Scan the listing and work out how many lines contain the word "matplotlib". Nothing but the number should be given.

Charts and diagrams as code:
——

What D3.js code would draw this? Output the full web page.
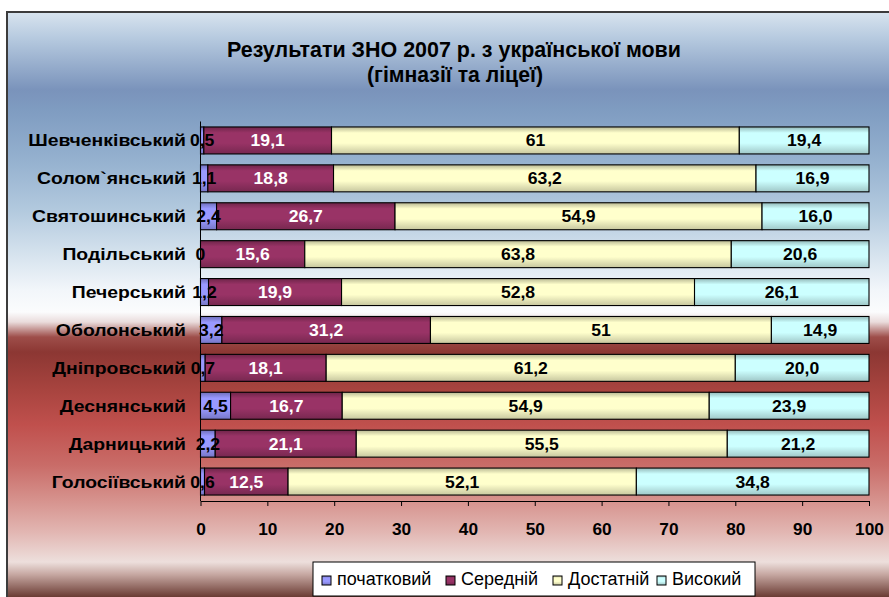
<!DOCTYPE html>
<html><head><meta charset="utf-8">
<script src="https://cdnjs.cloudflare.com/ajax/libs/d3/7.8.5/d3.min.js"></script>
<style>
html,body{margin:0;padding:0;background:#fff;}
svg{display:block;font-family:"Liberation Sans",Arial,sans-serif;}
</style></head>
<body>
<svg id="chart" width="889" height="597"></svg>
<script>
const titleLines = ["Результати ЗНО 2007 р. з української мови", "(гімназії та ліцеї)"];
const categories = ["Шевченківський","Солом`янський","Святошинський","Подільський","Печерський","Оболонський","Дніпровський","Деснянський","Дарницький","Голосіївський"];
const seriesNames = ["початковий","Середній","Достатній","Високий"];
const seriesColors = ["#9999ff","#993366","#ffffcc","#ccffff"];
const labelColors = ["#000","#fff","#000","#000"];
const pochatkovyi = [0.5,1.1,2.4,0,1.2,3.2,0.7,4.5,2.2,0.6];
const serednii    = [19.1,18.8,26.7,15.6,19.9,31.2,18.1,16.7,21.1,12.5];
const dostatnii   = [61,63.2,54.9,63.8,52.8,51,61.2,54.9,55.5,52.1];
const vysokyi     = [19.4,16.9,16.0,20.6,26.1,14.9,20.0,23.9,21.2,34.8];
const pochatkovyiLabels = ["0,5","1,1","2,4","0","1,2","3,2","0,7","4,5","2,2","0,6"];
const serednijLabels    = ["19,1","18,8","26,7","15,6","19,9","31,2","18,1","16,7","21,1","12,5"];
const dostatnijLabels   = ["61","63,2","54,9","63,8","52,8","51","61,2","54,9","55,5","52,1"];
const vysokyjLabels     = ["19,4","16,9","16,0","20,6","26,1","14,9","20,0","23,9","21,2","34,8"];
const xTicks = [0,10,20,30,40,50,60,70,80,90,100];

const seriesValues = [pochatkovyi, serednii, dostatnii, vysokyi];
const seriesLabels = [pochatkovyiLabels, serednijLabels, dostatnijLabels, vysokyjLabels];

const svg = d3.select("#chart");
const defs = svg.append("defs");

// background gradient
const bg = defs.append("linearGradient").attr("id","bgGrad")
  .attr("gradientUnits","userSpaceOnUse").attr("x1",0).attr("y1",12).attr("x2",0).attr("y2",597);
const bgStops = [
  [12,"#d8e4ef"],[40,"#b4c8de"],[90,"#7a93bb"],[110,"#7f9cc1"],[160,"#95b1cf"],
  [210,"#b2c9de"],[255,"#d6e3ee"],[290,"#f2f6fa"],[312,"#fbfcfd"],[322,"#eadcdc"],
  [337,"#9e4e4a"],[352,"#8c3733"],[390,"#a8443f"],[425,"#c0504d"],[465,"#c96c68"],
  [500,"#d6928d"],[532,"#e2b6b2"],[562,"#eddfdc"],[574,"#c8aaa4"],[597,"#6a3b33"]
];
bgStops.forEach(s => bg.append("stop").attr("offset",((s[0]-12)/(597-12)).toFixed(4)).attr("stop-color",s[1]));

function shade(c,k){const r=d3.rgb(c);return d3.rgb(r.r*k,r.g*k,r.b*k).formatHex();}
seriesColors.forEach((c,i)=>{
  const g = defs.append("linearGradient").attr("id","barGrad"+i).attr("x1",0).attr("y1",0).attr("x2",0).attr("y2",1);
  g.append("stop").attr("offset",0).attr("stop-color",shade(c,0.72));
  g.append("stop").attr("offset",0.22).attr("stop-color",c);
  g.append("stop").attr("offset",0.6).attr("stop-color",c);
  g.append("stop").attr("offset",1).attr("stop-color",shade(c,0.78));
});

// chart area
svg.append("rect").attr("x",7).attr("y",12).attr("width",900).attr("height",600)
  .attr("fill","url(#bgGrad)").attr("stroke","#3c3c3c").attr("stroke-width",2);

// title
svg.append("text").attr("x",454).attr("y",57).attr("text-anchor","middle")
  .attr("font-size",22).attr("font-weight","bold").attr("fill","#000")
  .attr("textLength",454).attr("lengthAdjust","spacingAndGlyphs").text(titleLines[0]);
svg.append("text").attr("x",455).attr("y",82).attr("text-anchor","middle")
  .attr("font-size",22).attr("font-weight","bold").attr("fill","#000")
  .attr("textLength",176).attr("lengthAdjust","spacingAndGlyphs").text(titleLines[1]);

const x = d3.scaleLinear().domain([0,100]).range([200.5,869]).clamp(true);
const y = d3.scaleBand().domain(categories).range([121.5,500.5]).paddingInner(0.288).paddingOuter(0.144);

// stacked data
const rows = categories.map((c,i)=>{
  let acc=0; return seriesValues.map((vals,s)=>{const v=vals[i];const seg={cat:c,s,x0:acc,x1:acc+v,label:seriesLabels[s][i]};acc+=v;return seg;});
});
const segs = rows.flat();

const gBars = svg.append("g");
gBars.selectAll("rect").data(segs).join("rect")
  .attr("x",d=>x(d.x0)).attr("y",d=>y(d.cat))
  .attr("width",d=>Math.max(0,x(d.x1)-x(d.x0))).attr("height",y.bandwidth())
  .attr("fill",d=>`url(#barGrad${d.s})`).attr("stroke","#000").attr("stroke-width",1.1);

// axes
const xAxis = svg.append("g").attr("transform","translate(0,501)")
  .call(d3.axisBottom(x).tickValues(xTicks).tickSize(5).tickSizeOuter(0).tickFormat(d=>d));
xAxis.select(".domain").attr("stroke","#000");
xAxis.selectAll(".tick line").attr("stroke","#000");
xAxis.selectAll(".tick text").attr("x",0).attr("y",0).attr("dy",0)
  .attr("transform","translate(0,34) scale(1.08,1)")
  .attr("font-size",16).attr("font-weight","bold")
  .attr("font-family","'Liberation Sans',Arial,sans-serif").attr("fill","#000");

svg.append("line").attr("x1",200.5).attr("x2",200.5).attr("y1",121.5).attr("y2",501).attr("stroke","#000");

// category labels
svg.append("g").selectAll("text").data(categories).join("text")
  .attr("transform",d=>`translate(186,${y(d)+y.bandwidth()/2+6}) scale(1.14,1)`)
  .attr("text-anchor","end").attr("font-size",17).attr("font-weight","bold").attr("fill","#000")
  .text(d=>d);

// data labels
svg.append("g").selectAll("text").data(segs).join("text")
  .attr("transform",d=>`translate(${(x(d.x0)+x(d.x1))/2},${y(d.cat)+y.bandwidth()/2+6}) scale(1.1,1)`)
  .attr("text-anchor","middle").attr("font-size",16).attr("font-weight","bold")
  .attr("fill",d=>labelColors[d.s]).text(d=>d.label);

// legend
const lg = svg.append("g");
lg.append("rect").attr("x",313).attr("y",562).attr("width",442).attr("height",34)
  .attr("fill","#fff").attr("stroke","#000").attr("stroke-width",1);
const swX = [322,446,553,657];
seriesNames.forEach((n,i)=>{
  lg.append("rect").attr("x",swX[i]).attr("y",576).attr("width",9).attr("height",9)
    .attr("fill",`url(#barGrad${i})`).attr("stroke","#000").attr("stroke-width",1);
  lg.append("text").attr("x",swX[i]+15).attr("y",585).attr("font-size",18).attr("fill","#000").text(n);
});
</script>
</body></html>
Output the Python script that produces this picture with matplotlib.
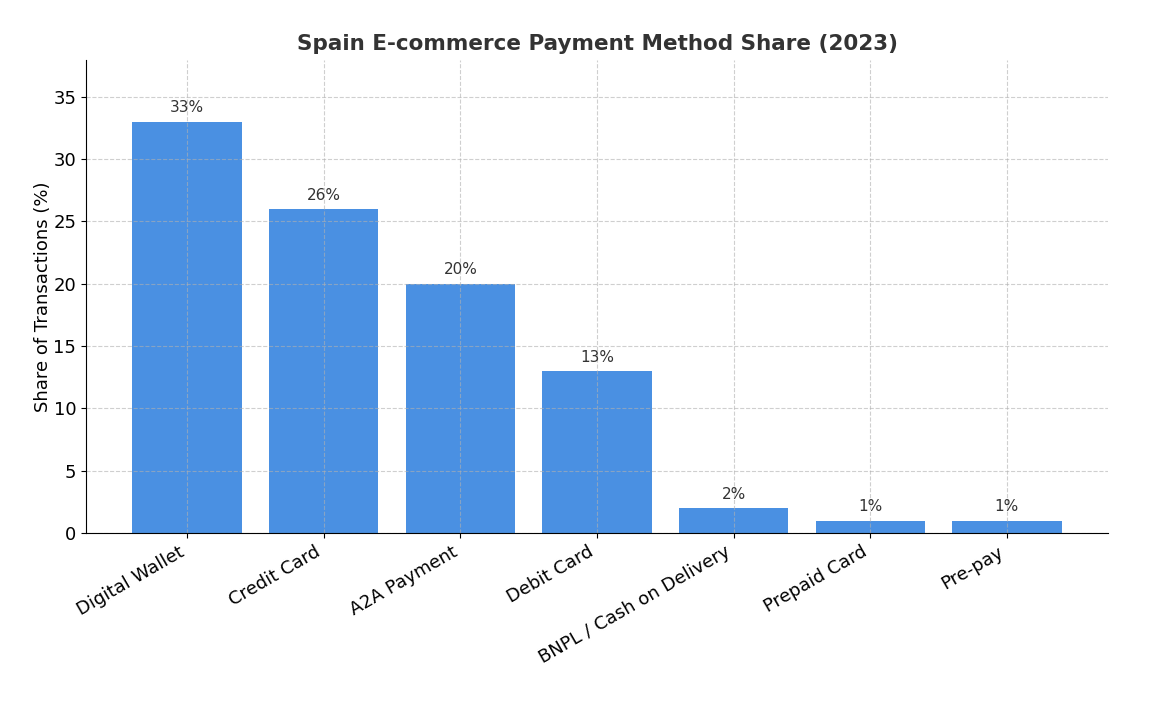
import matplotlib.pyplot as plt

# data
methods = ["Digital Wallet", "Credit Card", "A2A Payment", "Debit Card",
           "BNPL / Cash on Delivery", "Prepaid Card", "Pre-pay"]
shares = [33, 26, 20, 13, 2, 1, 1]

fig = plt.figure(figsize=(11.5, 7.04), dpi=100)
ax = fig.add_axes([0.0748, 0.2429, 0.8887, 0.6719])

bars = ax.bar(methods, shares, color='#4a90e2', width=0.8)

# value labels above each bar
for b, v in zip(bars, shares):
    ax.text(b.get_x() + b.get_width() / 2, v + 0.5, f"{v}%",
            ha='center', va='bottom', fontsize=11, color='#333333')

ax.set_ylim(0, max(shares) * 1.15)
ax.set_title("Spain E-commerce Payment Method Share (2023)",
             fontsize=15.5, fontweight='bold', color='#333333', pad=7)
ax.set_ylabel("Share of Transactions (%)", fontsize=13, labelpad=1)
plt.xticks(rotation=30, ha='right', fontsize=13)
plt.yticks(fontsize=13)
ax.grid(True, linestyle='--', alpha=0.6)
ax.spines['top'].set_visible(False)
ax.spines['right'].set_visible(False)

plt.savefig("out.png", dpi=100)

——

**FINAL RESULT**
2